Dans la troisième partie, l’auteur traite de l’ordre établi par Dieu en ce monde. Il montre que l’amour divin n’a pas pu ne pas donner une destination à la nature entière, et que cette destination, pour les êtres capables d’amour et libres, doit être la félicité. Mais cette félicité doit être méritée, ce qui suppose qu’elle ne peut être le fruit que d’efforts plus ou moins pénibles et de sacrifices. De plus, il faut que les êtres créés pour cette destinée soient multiples et vivent en société, car l’amour et les sacrifices réciproques ne sont concevables qu’à cette condition. La vie sociale suppose une loi qui oblige les êtres libres les uns envers les autres, c’est-à-dire une loi morale. Enfin, comme dernière conséquence, « la vie de ces êtres doit nécessairement être divisée en deux périodes : la période des actions et des efforts et la période de la félicité acquise, le temps du travail et des sacrifices et le temps des satisfactions résultant de ces peines, la vie transitoire des épreuves et des douleurs et la vie définitive de la félicité méritée ».
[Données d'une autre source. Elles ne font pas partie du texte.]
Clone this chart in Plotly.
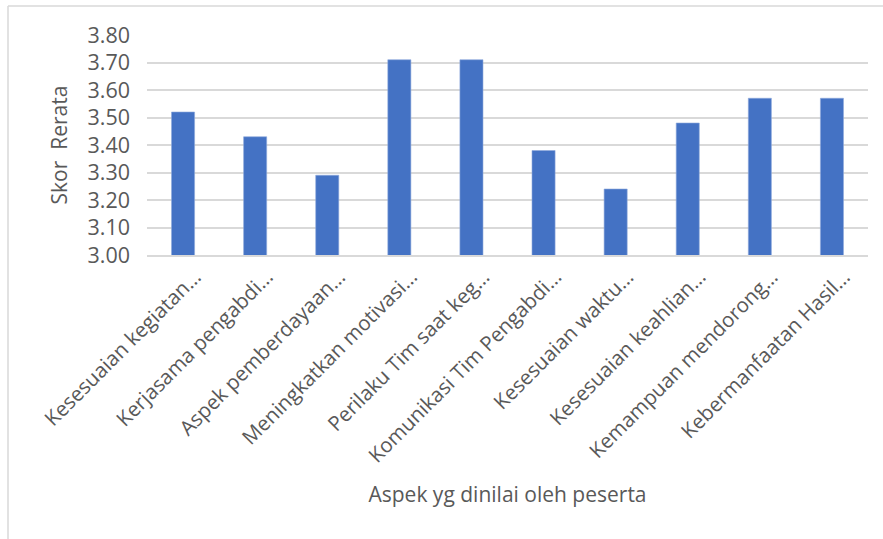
import plotly.graph_objects as go

categories = [
    "Kesesuaian kegiatan…",
    "Kerjasama pengabdi…",
    "Aspek pemberdayaan…",
    "Meningkatkan motivasi…",
    "Perilaku Tim saat keg…",
    "Komunikasi Tim Pengabdi…",
    "Kesesuaian waktu…",
    "Kesesuaian keahlian…",
    "Kemampuan mendorong…",
    "Kebermanfaatan Hasil…",
]
scores = [3.52, 3.43, 3.29, 3.71, 3.71, 3.38, 3.24, 3.48, 3.57, 3.57]
y_ticks = [3.00, 3.10, 3.20, 3.30, 3.40, 3.50, 3.60, 3.70, 3.80]

FONT = "Open Sans"
TXT = "#595959"

W, H = 883, 539
ML, MR, MT, MB = 147, 15, 35, 284
PW, PH = W - ML - MR, H - MT - MB

fig = go.Figure(
    go.Bar(
        x=categories,
        y=scores,
        marker=dict(color="#4472C4", line=dict(color="#8FAADC", width=0.6)),
        width=0.32,
    )
)

# chart frame (left and top edges) in paper coordinates
bx = (8 - ML) / PW
ty = 1 + (MT - 6) / PH
by = (MT + PH - H - 5) / PH
fig.add_shape(type="line", xref="paper", yref="paper", x0=bx, x1=bx, y0=by, y1=ty,
              line=dict(color="#D9D9D9", width=1.5))
fig.add_shape(type="line", xref="paper", yref="paper", x0=bx, x1=1 + (MR + 5) / PW, y0=ty, y1=ty,
              line=dict(color="#D9D9D9", width=1.5))

fig.update_layout(
    width=W, height=H,
    margin=dict(l=ML, r=MR, t=MT, b=MB),
    paper_bgcolor="white", plot_bgcolor="white",
    font=dict(family=FONT, color=TXT, size=20),
    showlegend=False,
    bargap=0.68,
)
fig.update_xaxes(
    tickangle=-45, tickfont=dict(size=20.5, color=TXT, family=FONT),
    showgrid=False, showline=True, linecolor="#D9D9D9", linewidth=1.5,
    ticks="", ticklabelstandoff=0, ticklabelshift=12,
    title=dict(text="Aspek yg dinilai oleh peserta", font=dict(size=21, color=TXT), standoff=20),
)
fig.update_yaxes(
    range=[3.0, 3.8], tickvals=y_ticks, tickformat=".2f",
    tickfont=dict(size=21.5, color=TXT, family=FONT),
    showgrid=True, gridcolor="#D9D9D9", gridwidth=1.5,
    zeroline=False, showline=False, ticks="", ticklabelstandoff=16,
    title=dict(text="Skor  Rerata", font=dict(size=21, color=TXT), standoff=14),
)

fig.write_html("out.html")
La démonstration de ces propositions remplit les quatre derniers chapitres de l’ouvrage. L’homme étant fonction de l’univers, l’ordre général des choses non humaines doit être approprié à la destinée dernière des êtres libres. Cet ordre, par suite, se manifeste par une série progressive des êtres, dont l’humanité est le terme. La seule objection sérieuse qui puisse s’élever ici contre la bonté divine, c’est que cet ordre comprend, pour les êtres sensibles autres que l’homme, la douleur. Mais on doit penser que la douleur est une condition nécessaire de l’existence d’êtres conscients unis à un organisme, et d’ailleurs un peu de réflexion suffit pour convaincre que la douleur n’est chez l’animal qu’un phénomène secondaire, qu’elle n’occupe, après tout, qu’une place fort restreinte dans sa vie.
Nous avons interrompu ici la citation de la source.